All right, let’s quit talking about the competition and look at the bot of the hour. [This is a twin review, so maybe bot of the half-hour? – Ed.] If you’re a fan of Mirage, there’s a lot to like here with Sphinx. There are some nods to the cartoon design when necessary, for example you won’t find wheels slung back over the shoulders here, but as I already mentioned, the details in the mold steer this figure more in the toy direction than the animation model. Transformation is fun in that ‘sure, I don’t remember EXACTLY how this goes, but I’ll figure it out as I go’ way…and you will get through it with minimal frustration. Worst case scenario is that there might be a panel that needs massaging. For me, it’s always the racer’s driver’s compartment but it always clicks into place after the second or third try. Really, just enough to limber up the brain. Formula-1 racer mode is fun with rubber tires and the especially thick rear rubber tires. I can’t explain why, I just always get a kick out of ‘em.

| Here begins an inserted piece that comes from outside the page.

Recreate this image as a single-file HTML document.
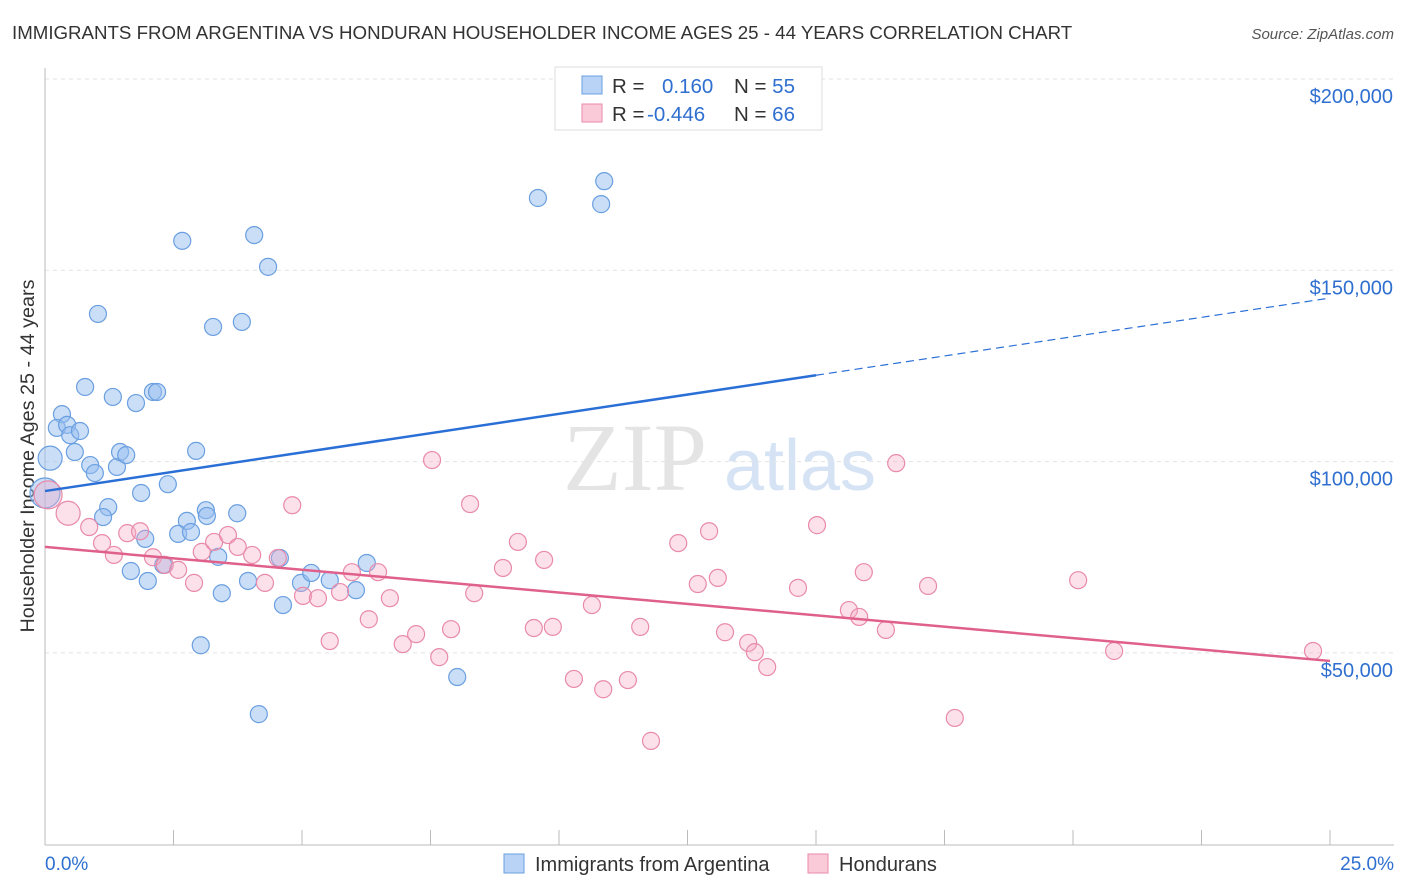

It's not all perfect though. Fortunately, my nits to pick with this guy are minimal, but both of them are items that show the mold’s age…having come around in the earlier days of Third-Party offerings as opposed to the seasoned offerings of today. First off is how the forearms and hands transform. Sadly, nothing here locks into place. While it’s clear where the panel designed to cover the hole from which the hands emerge should go, a slip of the thumb can just as easily shift that panel to expose said hole…which isn’t a good look. A similar thing happens with the small red and blue piece that conceals the hole where Mirage’s head sits in vehicle mode. This panel just doesn’t lock in with the chestplate the way that you think it should and, again, a misplaced finger can knock that loose for a less than pleasant appearance.


That’s it though. By and large, this guy’s a great figure and with the reissue out there, you’ve got a chance to get your mitts on it. Like Azalea, Sphinx blends in perfectly with your other Masterpiece Transformers so as to not rock the boat aesthetically. While the few transformation issues keep this from being perfect, this is a high-end Happy Cat to be sure!